--- start of Available records ---

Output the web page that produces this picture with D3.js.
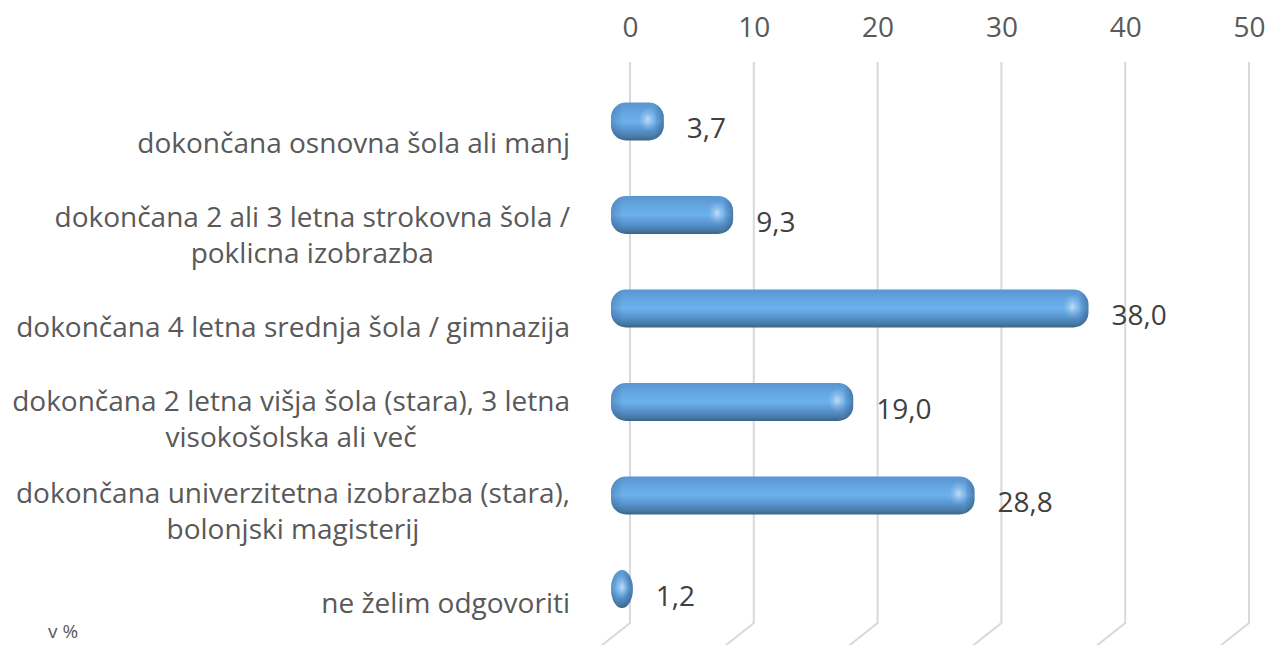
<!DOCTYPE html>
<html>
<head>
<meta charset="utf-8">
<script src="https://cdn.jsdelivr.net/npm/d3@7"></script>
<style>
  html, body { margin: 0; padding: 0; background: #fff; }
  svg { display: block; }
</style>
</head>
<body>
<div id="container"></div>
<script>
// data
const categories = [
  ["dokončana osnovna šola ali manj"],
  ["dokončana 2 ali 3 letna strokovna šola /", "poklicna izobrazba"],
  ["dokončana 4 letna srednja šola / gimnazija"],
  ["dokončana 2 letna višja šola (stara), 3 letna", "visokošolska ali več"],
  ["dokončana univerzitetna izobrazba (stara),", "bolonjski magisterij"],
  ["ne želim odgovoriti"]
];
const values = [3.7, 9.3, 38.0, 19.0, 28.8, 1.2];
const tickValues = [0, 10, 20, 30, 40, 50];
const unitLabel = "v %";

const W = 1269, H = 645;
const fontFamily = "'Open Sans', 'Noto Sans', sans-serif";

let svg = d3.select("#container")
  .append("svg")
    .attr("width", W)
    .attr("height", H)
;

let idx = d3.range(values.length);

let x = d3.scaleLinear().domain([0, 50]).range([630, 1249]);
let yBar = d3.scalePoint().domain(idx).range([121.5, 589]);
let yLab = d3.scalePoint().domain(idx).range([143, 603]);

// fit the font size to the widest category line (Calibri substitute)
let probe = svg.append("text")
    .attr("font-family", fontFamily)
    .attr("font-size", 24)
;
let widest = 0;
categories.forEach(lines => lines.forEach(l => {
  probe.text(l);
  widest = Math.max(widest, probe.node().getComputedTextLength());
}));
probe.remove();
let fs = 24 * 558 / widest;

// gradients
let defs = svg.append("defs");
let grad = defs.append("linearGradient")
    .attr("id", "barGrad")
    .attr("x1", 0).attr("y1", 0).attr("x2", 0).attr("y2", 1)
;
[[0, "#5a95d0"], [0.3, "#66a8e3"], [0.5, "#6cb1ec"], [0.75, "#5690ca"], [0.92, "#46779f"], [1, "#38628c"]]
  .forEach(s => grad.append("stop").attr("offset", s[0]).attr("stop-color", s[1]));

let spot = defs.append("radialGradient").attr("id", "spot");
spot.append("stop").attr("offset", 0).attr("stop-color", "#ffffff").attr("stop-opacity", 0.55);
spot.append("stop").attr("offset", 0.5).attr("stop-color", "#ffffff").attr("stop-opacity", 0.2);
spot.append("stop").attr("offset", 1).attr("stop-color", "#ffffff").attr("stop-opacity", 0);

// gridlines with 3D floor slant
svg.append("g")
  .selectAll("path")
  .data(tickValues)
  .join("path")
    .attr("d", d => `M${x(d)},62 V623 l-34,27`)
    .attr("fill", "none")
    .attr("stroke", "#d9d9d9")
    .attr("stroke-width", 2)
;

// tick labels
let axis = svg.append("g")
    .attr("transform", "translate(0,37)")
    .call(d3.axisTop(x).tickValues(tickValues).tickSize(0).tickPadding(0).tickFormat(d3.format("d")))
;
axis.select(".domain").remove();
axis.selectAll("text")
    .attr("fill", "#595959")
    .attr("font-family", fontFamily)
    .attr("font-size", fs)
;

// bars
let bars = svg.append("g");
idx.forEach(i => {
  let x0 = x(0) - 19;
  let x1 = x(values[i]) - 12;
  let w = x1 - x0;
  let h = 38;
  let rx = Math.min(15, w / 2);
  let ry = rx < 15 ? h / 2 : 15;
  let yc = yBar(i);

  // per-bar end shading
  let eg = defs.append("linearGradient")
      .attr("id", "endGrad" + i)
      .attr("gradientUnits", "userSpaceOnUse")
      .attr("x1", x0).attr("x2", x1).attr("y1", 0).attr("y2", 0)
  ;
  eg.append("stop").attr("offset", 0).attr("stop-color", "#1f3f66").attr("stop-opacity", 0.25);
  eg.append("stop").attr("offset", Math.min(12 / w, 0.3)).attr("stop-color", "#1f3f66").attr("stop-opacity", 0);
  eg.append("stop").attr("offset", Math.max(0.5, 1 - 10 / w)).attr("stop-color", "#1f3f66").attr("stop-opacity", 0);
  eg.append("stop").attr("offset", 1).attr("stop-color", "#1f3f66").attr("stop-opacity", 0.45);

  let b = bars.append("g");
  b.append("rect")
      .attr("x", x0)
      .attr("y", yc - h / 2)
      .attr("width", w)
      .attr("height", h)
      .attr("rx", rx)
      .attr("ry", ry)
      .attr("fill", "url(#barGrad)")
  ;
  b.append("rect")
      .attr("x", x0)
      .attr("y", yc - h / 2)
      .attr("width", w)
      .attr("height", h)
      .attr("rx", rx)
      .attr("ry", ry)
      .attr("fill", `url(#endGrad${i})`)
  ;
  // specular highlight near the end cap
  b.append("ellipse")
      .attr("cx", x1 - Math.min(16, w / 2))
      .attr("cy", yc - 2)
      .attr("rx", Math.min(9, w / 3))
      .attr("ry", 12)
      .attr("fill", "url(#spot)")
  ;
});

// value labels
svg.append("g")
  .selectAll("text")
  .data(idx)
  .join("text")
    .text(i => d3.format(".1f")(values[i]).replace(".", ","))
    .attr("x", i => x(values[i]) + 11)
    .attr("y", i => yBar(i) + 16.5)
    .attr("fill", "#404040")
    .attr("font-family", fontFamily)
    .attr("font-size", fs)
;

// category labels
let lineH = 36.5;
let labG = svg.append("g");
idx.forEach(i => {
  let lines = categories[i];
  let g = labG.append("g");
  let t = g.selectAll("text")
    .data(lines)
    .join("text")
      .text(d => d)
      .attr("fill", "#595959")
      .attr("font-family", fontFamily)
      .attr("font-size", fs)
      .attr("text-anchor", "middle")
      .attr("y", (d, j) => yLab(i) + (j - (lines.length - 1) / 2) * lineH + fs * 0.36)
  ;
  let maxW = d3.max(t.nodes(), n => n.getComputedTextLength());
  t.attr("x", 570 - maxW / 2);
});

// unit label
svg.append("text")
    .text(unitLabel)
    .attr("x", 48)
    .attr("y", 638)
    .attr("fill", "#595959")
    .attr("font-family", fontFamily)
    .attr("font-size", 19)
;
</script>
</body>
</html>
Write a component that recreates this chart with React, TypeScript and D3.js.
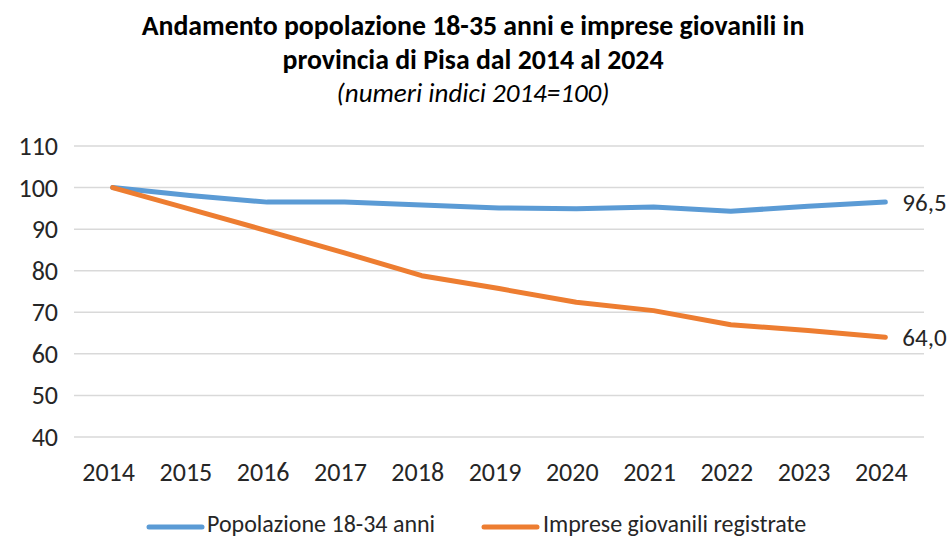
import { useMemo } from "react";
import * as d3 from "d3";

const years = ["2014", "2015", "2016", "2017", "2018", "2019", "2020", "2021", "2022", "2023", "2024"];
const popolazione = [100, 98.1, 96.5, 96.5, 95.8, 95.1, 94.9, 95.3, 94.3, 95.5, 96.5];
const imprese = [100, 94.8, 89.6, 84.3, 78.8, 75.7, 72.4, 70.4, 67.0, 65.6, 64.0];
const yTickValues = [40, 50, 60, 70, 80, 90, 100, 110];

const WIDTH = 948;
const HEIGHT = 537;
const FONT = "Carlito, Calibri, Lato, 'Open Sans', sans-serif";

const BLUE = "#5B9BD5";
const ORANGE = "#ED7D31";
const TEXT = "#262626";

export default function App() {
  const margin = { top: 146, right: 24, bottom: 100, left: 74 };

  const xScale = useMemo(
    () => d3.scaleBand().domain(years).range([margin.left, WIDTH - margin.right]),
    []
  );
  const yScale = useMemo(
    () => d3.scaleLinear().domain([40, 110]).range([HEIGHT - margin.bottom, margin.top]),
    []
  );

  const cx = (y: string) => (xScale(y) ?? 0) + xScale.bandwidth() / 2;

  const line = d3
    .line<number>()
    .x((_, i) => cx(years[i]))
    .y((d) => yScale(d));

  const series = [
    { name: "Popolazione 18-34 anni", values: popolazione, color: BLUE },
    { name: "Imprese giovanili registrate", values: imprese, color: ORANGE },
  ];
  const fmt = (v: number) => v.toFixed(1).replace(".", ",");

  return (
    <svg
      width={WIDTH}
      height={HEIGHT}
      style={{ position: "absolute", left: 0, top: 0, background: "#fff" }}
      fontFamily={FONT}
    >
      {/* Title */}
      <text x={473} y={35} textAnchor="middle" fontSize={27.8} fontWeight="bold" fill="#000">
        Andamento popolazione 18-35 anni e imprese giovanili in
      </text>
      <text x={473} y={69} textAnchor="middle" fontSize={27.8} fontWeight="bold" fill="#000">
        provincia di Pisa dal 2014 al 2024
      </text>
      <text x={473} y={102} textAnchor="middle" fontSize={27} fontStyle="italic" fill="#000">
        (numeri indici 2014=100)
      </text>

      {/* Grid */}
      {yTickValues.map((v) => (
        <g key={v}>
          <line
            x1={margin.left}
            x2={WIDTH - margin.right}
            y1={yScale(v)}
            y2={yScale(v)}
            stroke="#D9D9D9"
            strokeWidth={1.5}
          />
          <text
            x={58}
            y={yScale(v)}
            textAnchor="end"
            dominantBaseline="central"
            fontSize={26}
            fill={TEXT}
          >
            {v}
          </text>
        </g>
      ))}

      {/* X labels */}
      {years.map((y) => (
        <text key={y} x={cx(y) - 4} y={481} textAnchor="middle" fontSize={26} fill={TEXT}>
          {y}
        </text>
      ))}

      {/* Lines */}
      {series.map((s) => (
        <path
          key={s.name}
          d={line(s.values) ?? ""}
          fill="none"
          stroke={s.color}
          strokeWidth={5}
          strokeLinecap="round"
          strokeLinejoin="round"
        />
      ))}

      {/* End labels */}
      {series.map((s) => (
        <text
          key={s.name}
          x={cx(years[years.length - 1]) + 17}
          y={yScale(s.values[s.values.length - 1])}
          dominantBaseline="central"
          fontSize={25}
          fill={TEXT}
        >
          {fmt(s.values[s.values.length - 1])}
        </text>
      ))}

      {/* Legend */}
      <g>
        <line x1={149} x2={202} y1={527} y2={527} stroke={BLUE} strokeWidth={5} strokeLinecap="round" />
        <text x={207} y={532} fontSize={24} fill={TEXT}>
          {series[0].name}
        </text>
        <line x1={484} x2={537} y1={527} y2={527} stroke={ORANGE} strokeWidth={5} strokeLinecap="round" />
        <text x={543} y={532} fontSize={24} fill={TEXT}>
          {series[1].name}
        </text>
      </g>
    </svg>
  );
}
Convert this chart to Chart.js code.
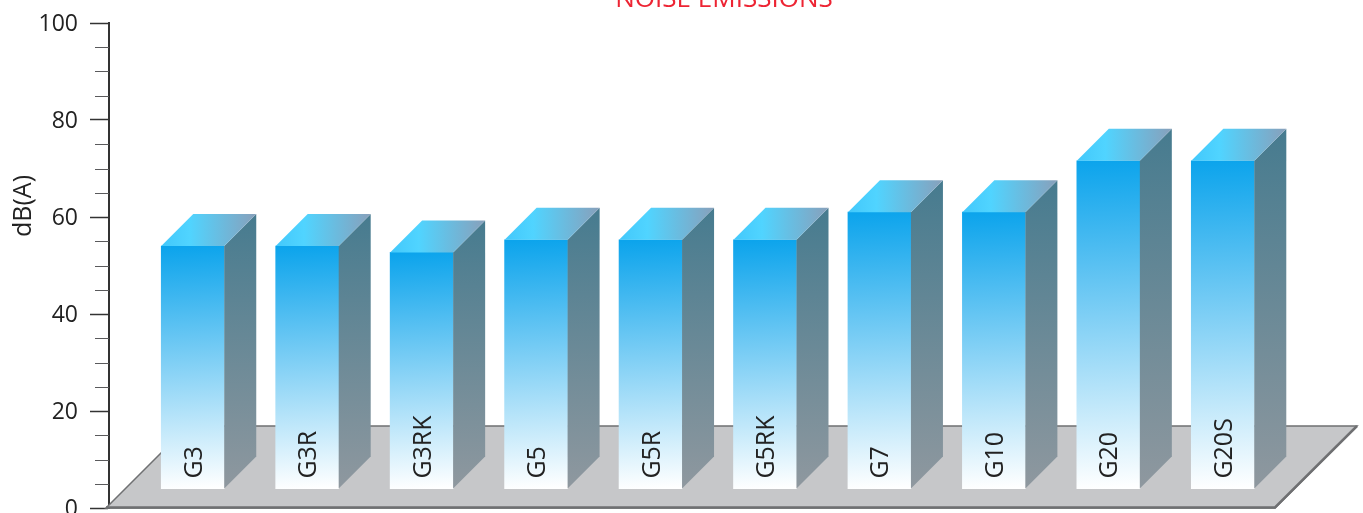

--- end of Available records ---

Given task ▸ Skip every picture. Repeat the lines from the one with "Write a component" through the one with "import * as", both ends included.

Response for this exercise ▸
Write a component that recreates this chart with React, TypeScript and D3.js.
import { useMemo } from "react";
import * as d3 from "d3";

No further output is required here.